As much as I dislike the phrase, however, I've found myself using that reasoning with my Padre cards.
Padre cards = good thing. Garage full of Padre cards = too much of a good thing.
For this reason, I am always trying to "trim down" my collection. It's gotta be worth keeping, worth the space, worth the time spent looking at it. It'd take too long to break down the thought process that is involved in determining such a card, but I'll just say that it's unique to me, I collect what I like.
Of course, I'm not going to start taking apart team sets or toss out cards from my player collections (although I gave up on trying to collect every Nolan Ryan and Cal Ripken card a while ago), so the area that has the most "trimming" to do has been my Miscellaneous Padres binder. As it currently stands, there are currently over 900 cards in that binder. Massive overload, and as soon as I have time and an extra binder, I'll split it into two groups (alphabetically, as it currently is).
Anyways, during a recent purge session of the MP binder, as I was basking in the glow of my random Friars, I came across one that made me think, "Why are you here? Explain yourself!"
It was this 2001 Topps card of Kory DeHaan.
The summer of 2001 would've been the summer between my junior and senior year in high school. Not a big time follower of the Padres at the time, as my interests were rooted mostly in music and girls. To be completely honest, I'm not sure that I had even heard of DeHaan before seeing this card. If I had, it hadn't made much of an impression on me.
Anyways, I knew that I had already gone through multiple screenings and this card had somehow made it through, but I wondered what, besides a decent looking picture, had helped keep DeHaan's spot in the binder.
Then I flipped it over...
I guess I'm a sucker for those backhanded compliments, along the lines of "may not be a superstar" and crediting the players for "defense, a little speed and a lot of heart". A lot more honest than the "has a lot of potential" or "will be a star" filler that seems to be on the back of a lot of cards.
Well, Kory, it appears that the fortune cookie writers weren't that far off.
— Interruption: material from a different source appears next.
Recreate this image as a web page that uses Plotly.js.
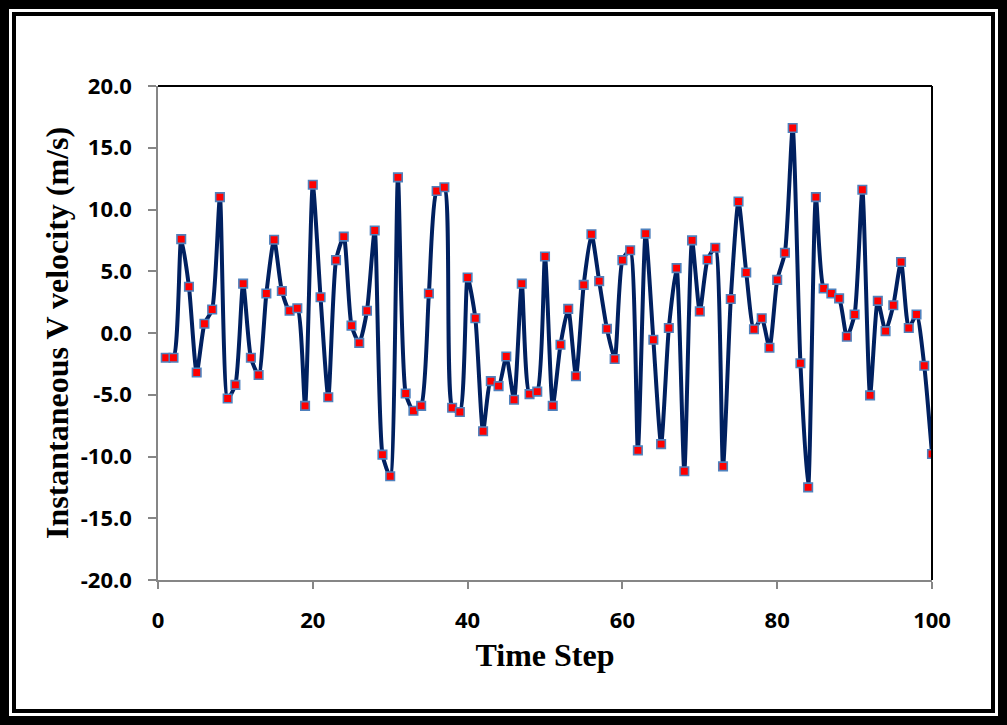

He played in 90 games in 2000, and then made it into 12 more in 2003, spending his entire (big league) career with the Padres. He left with a .193 average, two homers and 13 RBI. A quick google search shows a few interesting hits, including his wikipedia page, which says that he went on to coach in the Padres and Pirates minor league systems. I also found his testimony about Jesus Christ and a website that showed his batting average against Derek Bell, who apparently was brought in during a Padres blowout of the Mets. DeHaan was 1 for 1 with a double against the former Padre.
This is my only Kory DeHaan card in my collection, and I'm not sure that I'll be more to come later on. But I can tell you that this one's got heart.